Pameran Art-Dimensions Gallery, misalnya, memperlihatkan wajah budaya Indonesia. Lihat saja lukisan-lukisan Cubung yang banyak menyodorkan pergumulan manusia urban di Jakarta. Dengan mengukuhi teknik surealis-figuratif khasnya, dia mengulik dilema manusia yang lebih suntuk bergulat dengan dirinya sendiri.
”Ini gambaran orang-orang yang kebingungan,” kata Cubung sambil menunjuk lukisan orang-orang yang melayang di antara kotak-kotak virtual bak dunia mimpi. Agaknya gambaran itu lekat dengan kehidupan manusia urban di negara berkembang yang penuh paradoks seperti Jakarta.
Adapun sebagian seniman AS lebih fokus bereksperimen dengan berbagai kemungkinan pengembangan medium. Obyek karyanya mungkin masih berkelindan dengan hal-hal biasa di sekitarnya, tetapi dikerjakan dengan pendekatan media tak biasa. Mereka masih terobsesi untuk membuka jalan baru seni rupa.

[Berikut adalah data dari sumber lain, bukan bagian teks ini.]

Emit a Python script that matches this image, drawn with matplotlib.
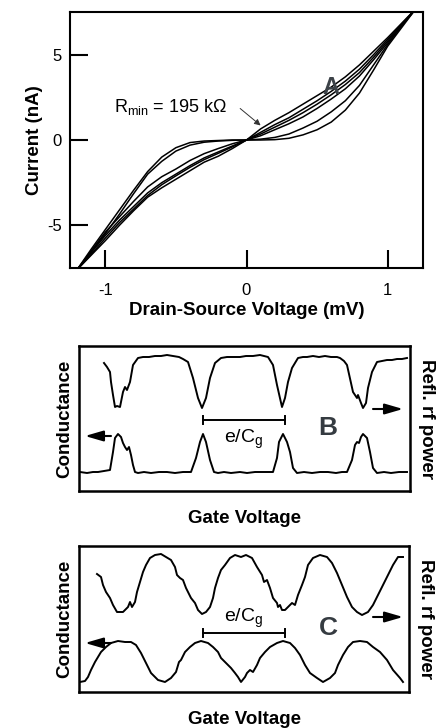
import matplotlib
matplotlib.use("Agg")
import matplotlib.pyplot as plt

plt.rcParams['font.family'] = ['Liberation Sans', 'DejaVu Sans']
plt.rcParams['mathtext.fontset'] = 'custom'
plt.rcParams['mathtext.rm'] = 'Liberation Sans'
plt.rcParams['mathtext.it'] = 'Liberation Sans'
plt.rcParams['axes.unicode_minus'] = False

# Panel A: I-V curves (mV, nA)
voltage = [-1.2, -1.1, -1.0, -0.9, -0.8, -0.7, -0.6, -0.5, -0.4, -0.3, -0.2, -0.1, 0.0,
           0.1, 0.2, 0.3, 0.4, 0.5, 0.6, 0.7, 0.8, 0.9, 1.0, 1.1, 1.2]
iv_1 = [-7.6, -6.75, -5.9, -5.0, -4.15, -3.35, -2.8, -2.3, -1.8, -1.3, -0.95, -0.5, 0.0,
        0.65, 1.15, 1.6, 2.1, 2.6, 3.1, 3.7, 4.4, 5.2, 6.0, 6.85, 7.7]
iv_2 = [-7.6, -6.7, -5.75, -4.85, -4.05, -3.25, -2.62, -2.1, -1.6, -1.15, -0.78, -0.4, 0.0,
        0.45, 0.9, 1.3, 1.8, 2.3, 2.85, 3.45, 4.15, 5.0, 5.9, 6.8, 7.7]
iv_3 = [-7.6, -6.6, -5.6, -4.7, -3.9, -3.1, -2.5, -2.0, -1.5, -1.05, -0.7, -0.35, 0.0,
        0.35, 0.75, 1.15, 1.6, 2.1, 2.65, 3.25, 3.95, 4.85, 5.8, 6.75, 7.7]
iv_4 = [-7.6, -6.5, -5.4, -4.5, -3.6, -2.75, -2.15, -1.7, -1.2, -0.8, -0.5, -0.22, 0.0,
        0.25, 0.6, 0.95, 1.35, 1.85, 2.4, 3.0, 3.75, 4.7, 5.7, 6.7, 7.7]
iv_5 = [-7.6, -6.55, -5.5, -4.35, -3.15, -2.0, -1.25, -0.65, -0.3, -0.13, -0.06, -0.02, 0.0,
        0.05, 0.15, 0.35, 0.7, 1.1, 1.65, 2.3, 3.2, 4.4, 5.6, 6.7, 7.7]
iv_6 = [-7.6, -6.4, -5.25, -4.1, -2.95, -1.85, -1.0, -0.45, -0.15, -0.06, -0.03, 0.0, 0.0,
        0.0, 0.02, 0.1, 0.3, 0.6, 1.05, 1.75, 2.75, 4.1, 5.5, 6.6, 7.7]
iv_curves = [iv_1, iv_2, iv_3, iv_4, iv_5, iv_6]

# Panel B: gate sweep, arbitrary units
b_rf_x = [25, 28, 31, 32, 34, 36, 38, 41, 44, 46, 48, 51, 54, 59, 64, 70, 76, 82, 88, 94,
          100, 104, 109, 114, 119, 123, 127, 131, 136, 142, 148, 154, 161, 167, 174, 181,
          189, 194, 198, 203, 206, 209, 213, 219, 224, 228, 234, 240, 246, 252, 258, 261,
          265, 268, 274, 278, 279, 282, 284, 287, 289, 293, 298, 303, 308, 313, 318, 323, 328]
b_rf_y = [128, 124, 119, 109, 96, 84, 85, 84, 99, 104, 101, 109, 126, 133, 134, 134, 135,
          135, 136, 135, 134, 132, 129, 113, 93, 83, 93, 113, 128, 133, 134, 134, 134, 135,
          135, 136, 134, 126, 106, 84, 93, 109, 123, 133, 134, 134, 135, 134, 135, 134, 134,
          133, 130, 126, 99, 93, 96, 88, 83, 88, 103, 119, 129, 130, 131, 131, 132, 132, 133]
b_g_x = [1, 8, 14, 19, 25, 31, 34, 36, 39, 42, 44, 46, 48, 50, 52, 54, 56, 59, 65, 72, 80,
         88, 96, 104, 112, 117, 121, 124, 127, 131, 135, 139, 145, 152, 161, 168, 176, 184,
         194, 198, 200, 204, 208, 211, 214, 218, 225, 233, 241, 249, 257, 263, 268, 273,
         276, 278, 280, 282, 284, 288, 291, 294, 298, 305, 312, 320, 328]
b_g_y = [19, 18, 19, 19, 20, 21, 39, 53, 57, 54, 48, 44, 41, 44, 36, 26, 19, 18, 19, 18, 19,
         19, 18, 19, 19, 33, 49, 57, 49, 31, 19, 18, 19, 18, 19, 18, 19, 19, 19, 33, 49, 57,
         49, 39, 23, 18, 19, 18, 19, 19, 18, 19, 19, 31, 46, 49, 48, 54, 57, 53, 39, 23, 18,
         19, 18, 19, 19]

# Panel C: gate sweep, arbitrary units
c_rf_x = [18, 22, 24, 27, 31, 34, 38, 44, 49, 51, 53, 56, 58, 61, 64, 67, 71, 76, 82, 87,
          92, 96, 98, 101, 104, 107, 112, 116, 119, 123, 127, 131, 134, 136, 139, 142, 146,
          151, 156, 162, 167, 173, 178, 183, 185, 188, 191, 194, 198, 199, 201, 203, 206,
          209, 213, 216, 219, 223, 226, 229, 234, 241, 248, 253, 258, 263, 268, 273, 278,
          283, 289, 294, 299, 304, 309, 314, 319, 324]
c_rf_y = [118, 115, 107, 100, 94, 87, 80, 80, 85, 90, 85, 90, 100, 110, 120, 127, 134, 137,
          138, 135, 132, 125, 117, 114, 112, 104, 94, 89, 82, 78, 80, 85, 94, 104, 114, 122,
          127, 134, 137, 135, 137, 134, 125, 117, 110, 112, 104, 94, 89, 85, 87, 82, 82, 85,
          89, 87, 97, 107, 115, 127, 134, 137, 135, 129, 119, 107, 95, 85, 80, 77, 80, 87,
          97, 107, 117, 127, 135, 135]
c_g_x = [1, 6, 9, 12, 16, 19, 22, 27, 32, 39, 46, 52, 57, 62, 67, 72, 79, 86, 92, 97, 100,
         102, 106, 111, 116, 122, 129, 134, 139, 142, 147, 152, 156, 159, 162, 166, 168, 171,
         174, 178, 181, 186, 191, 198, 204, 211, 216, 221, 226, 231, 238, 244, 251, 256,
         259, 264, 269, 274, 281, 288, 294, 301, 308, 314, 321, 324]
c_g_y = [10, 11, 15, 22, 30, 35, 40, 45, 49, 51, 50, 50, 47, 39, 29, 19, 12, 10, 14, 20, 30,
         32, 40, 45, 49, 51, 49, 45, 40, 34, 29, 24, 19, 15, 10, 15, 19, 22, 20, 27, 34, 40,
         45, 49, 51, 49, 44, 37, 27, 19, 14, 10, 14, 19, 27, 37, 45, 50, 51, 50, 45, 40, 32,
         22, 14, 10]

fig = plt.figure(figsize=(4.43, 7.28), dpi=100)

# ---- panel A ----
ax = fig.add_axes([70 / 443, 1 - 268 / 728, 353 / 443, 256 / 728])
for cur in iv_curves:
    ax.plot(voltage, cur, color='black', lw=1.1)
ax.set_xlim(-1.25, 1.25)
ax.set_ylim(-7.5, 7.5)
ax.set_xticks([-1, 0, 1])
ax.set_yticks([-5, 0, 5])
ax.tick_params(axis='both', direction='in', length=13, width=1.5, labelsize=12)
ax.tick_params(axis='x', pad=11)
ax.tick_params(axis='y', pad=6)
for sp in ax.spines.values():
    sp.set_linewidth(1.5)
ax.set_xlabel('Drain-Source Voltage (mV)', fontsize=13.5, fontweight='bold', labelpad=3)
ax.set_ylabel('Current (nA)', fontsize=13.5, fontweight='bold', labelpad=3)
ax.text(-0.94, 1.95, r'R$_{\mathrm{min}}$ = 195 k$\Omega$', fontsize=13, va='center', ha='left')
ax.annotate('', xy=(0.115, 0.75), xytext=(-0.06, 1.95),
            arrowprops=dict(arrowstyle='-|>', color='#333333', lw=0.7, mutation_scale=9))
ax.text(0.6, 3.1, 'A', fontsize=17, fontweight='bold', color='#3c4248', ha='center', va='center')

# ---- panel B ----
axb = fig.add_axes([79 / 443, 1 - 491 / 728, 331 / 443, 145 / 728])
axb.plot(b_rf_x, b_rf_y, color='black', lw=1.4)
axb.plot(b_g_x, b_g_y, color='black', lw=1.4)
axb.set_xlim(0, 331)
axb.set_ylim(0, 145)

# ---- panel C ----
axc = fig.add_axes([79 / 443, 1 - 692 / 728, 330 / 443, 146 / 728])
axc.plot(c_rf_x, c_rf_y, color='black', lw=1.4)
axc.plot(c_g_x, c_g_y, color='black', lw=1.4)
axc.set_xlim(0, 330)
axc.set_ylim(0, 146)

arrow = dict(arrowstyle='-|>,head_length=0.55,head_width=0.16', color='black',
             lw=1.5, mutation_scale=20, shrinkA=0, shrinkB=0)
panels = [(axb, 'B', 55, 82, 71, 52, 63),
          (axc, 'C', 49, 75, 59, 74, 64)]
for a, letter, yl, yr, ybar, ytxt, ylet in panels:
    a.set_xticks([])
    a.set_yticks([])
    for sp in a.spines.values():
        sp.set_linewidth(1.8)
    a.set_xlabel('Gate Voltage', fontsize=13.5, fontweight='bold', labelpad=14)
    a.set_ylabel('Conductance', fontsize=13.5, fontweight='bold', labelpad=4)
    a.text(1.025, 0.5, 'Refl. rf power', transform=a.transAxes, rotation=270,
           fontsize=13.5, fontweight='bold', ha='left', va='center')
    a.annotate('', xy=(6, yl), xytext=(32, yl), arrowprops=arrow)
    a.annotate('', xy=(324, yr), xytext=(294, yr), arrowprops=arrow)
    a.plot([124, 206], [ybar, ybar], color='black', lw=1.4)
    a.plot([124, 124], [ybar - 4, ybar + 4], color='black', lw=1.4)
    a.plot([206, 206], [ybar - 4, ybar + 4], color='black', lw=1.4)
    a.text(165, ytxt, r'e/C$_{\mathrm{g}}$', fontsize=14, ha='center', va='center')
    a.text(249, ylet, letter, fontsize=19, fontweight='bold', color='#353b41',
           ha='center', va='center')

fig.savefig('out.png', dpi=100)
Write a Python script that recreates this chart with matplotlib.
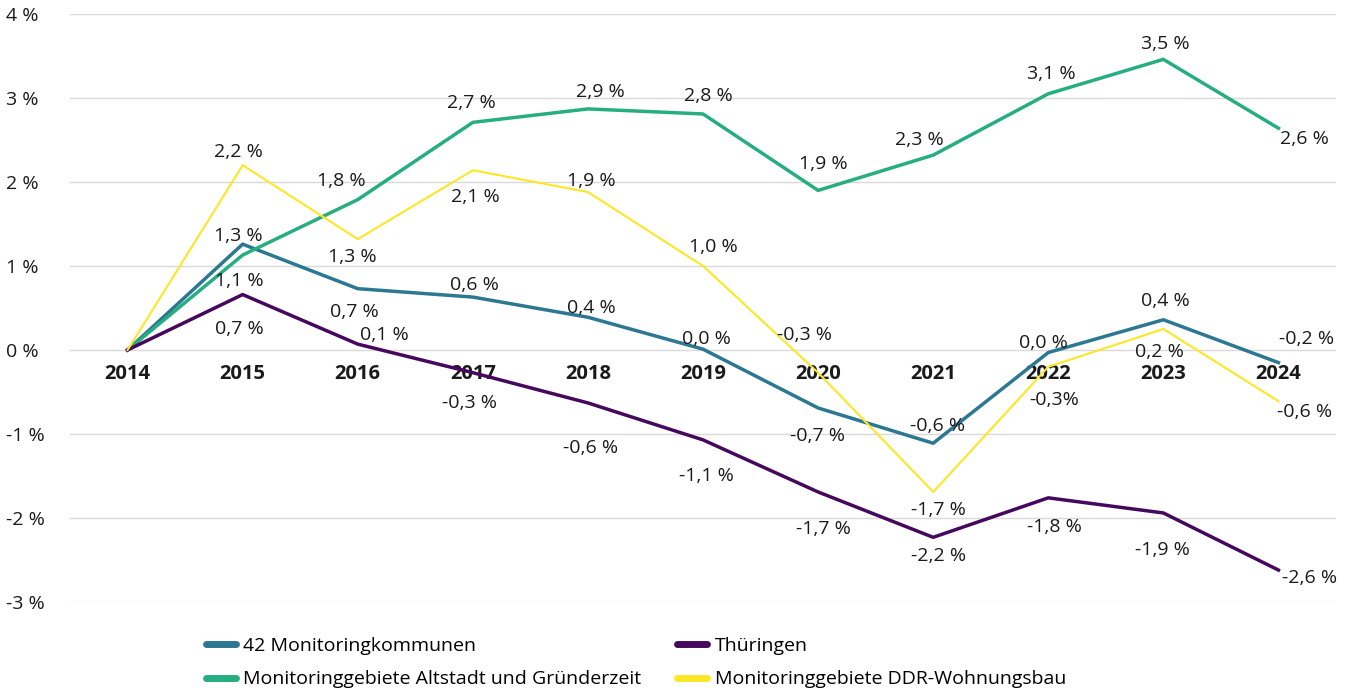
import matplotlib.pyplot as plt

plt.rcParams['font.family'] = ['Open Sans', 'DejaVu Sans']

# Jahre (Kategorien)
jahre = ['2014', '2015', '2016', '2017', '2018', '2019', '2020', '2021', '2022', '2023', '2024']

# Veränderung gegenüber 2014 in %
kommunen = [0, 1.26, 0.73, 0.63, 0.39, 0.01, -0.69, -1.11, -0.03, 0.36, -0.15]
thueringen = [0, 0.66, 0.07, -0.27, -0.63, -1.07, -1.69, -2.23, -1.76, -1.94, -2.62]
altstadt = [0, 1.13, 1.79, 2.71, 2.87, 2.81, 1.90, 2.32, 3.05, 3.46, 2.64]
ddr = [0, 2.20, 1.32, 2.14, 1.88, 1.00, -0.27, -1.69, -0.20, 0.25, -0.61]

# Datenbeschriftungen wie im Original
kommunen_lbl = [None, '1,3 %', '0,7 %', '0,6 %', '0,4 %', '0,0 %', '-0,7 %', '-0,6 %', '0,0 %', '0,4 %', '-0,2 %']
thueringen_lbl = [None, '0,7 %', '0,1 %', '-0,3 %', '-0,6 %', '-1,1 %', '-1,7 %', '-2,2 %', '-1,8 %', '-1,9 %', '-2,6 %']
altstadt_lbl = [None, '1,1 %', '1,8 %', '2,7 %', '2,9 %', '2,8 %', '1,9 %', '2,3 %', '3,1 %', '3,5 %', '2,6 %']
ddr_lbl = [None, '2,2 %', '1,3 %', '2,1 %', '1,9 %', '1,0 %', '-0,3 %', '-1,7 %', '-0,3%', '0,2 %', '-0,6 %']

# Versatz der Beschriftungen (Pixel)
kommunen_off = [None, (-4, 8), (-3, -23), (2, 12), (3, 9), (3, 10), (-1, -28), (4, 17), (-5, 10), (2, 19), (28, 24)]
thueringen_off = [None, (-3, -34), (27, 9), (-3, -30), (3, -45), (3, -36), (5, -37), (5, -19), (6, -29), (-1, -37), (31, -8)]
altstadt_off = [None, (-3, -26), (-16, 19), (-1, 19), (12, 17), (5, 18), (5, 26), (-14, 15), (3, 20), (2, 15), (26, -11)]
ddr_off = [None, (-4, 13), (-5, -18), (3, -27), (3, 11), (10, 19), (-14, 38), (5, -18), (6, -33), (-4, -23), (26, -11)]

fig = plt.figure(figsize=(13.51, 6.91), dpi=100)
ax = fig.add_axes([70 / 1351, 1 - 602 / 691, 1266 / 1351, 588 / 691])

x = list(range(len(jahre)))
serien = [
    ('42 Monitoringkommunen', kommunen, kommunen_lbl, kommunen_off, '#2c7791', 2.5),
    ('Monitoringgebiete Altstadt und Gründerzeit', altstadt, altstadt_lbl, altstadt_off, '#27ae80', 2.5),
    ('Thüringen', thueringen, thueringen_lbl, thueringen_off, '#46085c', 2.5),
    ('Monitoringgebiete DDR-Wohnungsbau', ddr, ddr_lbl, ddr_off, '#fde725', 1.5),
]

handles = []
for name, werte, lbl, off, farbe, lw in serien:
    h, = ax.plot(x, werte, color=farbe, lw=lw, label=name, zorder=3)
    handles.append(h)
    for i in x:
        if lbl[i] is None:
            continue
        ax.annotate(lbl[i], (i, werte[i]), xytext=off[i], textcoords='offset pixels',
                    ha='center', va='center', fontsize=14, color='#1a1a1a', zorder=4)

ax.set_xlim(-0.5, len(jahre) - 0.5)
ax.set_ylim(-3, 4)
ax.set_yticks(range(-3, 5))
ax.set_yticklabels([f'{v} %' for v in range(-3, 5)], ha='left', fontsize=14, color='#1a1a1a')
ax.tick_params(axis='y', length=0, pad=46)
ax.grid(axis='y', color='#d9d9d9', lw=1)
ax.set_axisbelow(True)

ax.spines['bottom'].set_position(('data', 0))
for s in ax.spines.values():
    s.set_visible(False)
ax.set_xticks(x)
ax.set_xticklabels(jahre, fontsize=14.5, fontweight='bold', color='#1a1a1a')
ax.tick_params(axis='x', length=0, pad=10)

leg = fig.legend(handles=handles, loc='lower left', bbox_to_anchor=(188 / 1351, -15 / 691), ncol=2,
                 frameon=False, fontsize=14, handlelength=1.55, handletextpad=0.38,
                 columnspacing=1.85, labelspacing=0.8)
for l in leg.get_lines():
    l.set_linewidth(5)
    l.set_solid_capstyle('round')

fig.savefig('out.png', dpi=100)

Dan Jaboor, contohnya, adalah seniman serbabisa yang bekerja dengan lukisan, fotografi, benda temuan, patung, atau instalasi. Dia berjibaku dengan semua itu secara leluasa tanpa dibatasi gaya, teknik, pendekatan, atau tema. Bagi dia, kesenian adalah percobaan.
Dia pernah membuat serangkaian foto dari kamera tua yang memang sudah rusak. Tentu saja hasil jepretannya tak sempurna, gosong-gosong, atau warnanya kabur. Namun, kekacauan tidak terduga itulah yang hendak dia kejar.
”Saya suka mencoba-coba terus,” kata lelaki pendiam itu. Semangat percobaan tanpa beban itu agaknya juga mencerminkan spirit budaya masyarakat AS yang suka ”menjelajah” dunia.
Dari persandingan dua budaya semacam itu, setiap seniman bisa belajar lebih banyak. Proses ini berlangsung lebih cair karena diungkapkan lewat bahasa seni visual yang lebih universal. Tak terasa ada beban perbedaan politik, agama, atau latar belakang lain.
Lebih dari itu, dua pameran seniman Indonesia di AS itu juga penting karena semakin menguatkan jaringan internasional. Terlebih bagi seniman Tanah Air, ajang semacam itu bisa memperluas wawasan dan pergaulan global. Ini bisa memperkuat keberadaan seni rupa kita dalam percaturan seni rupa dunia.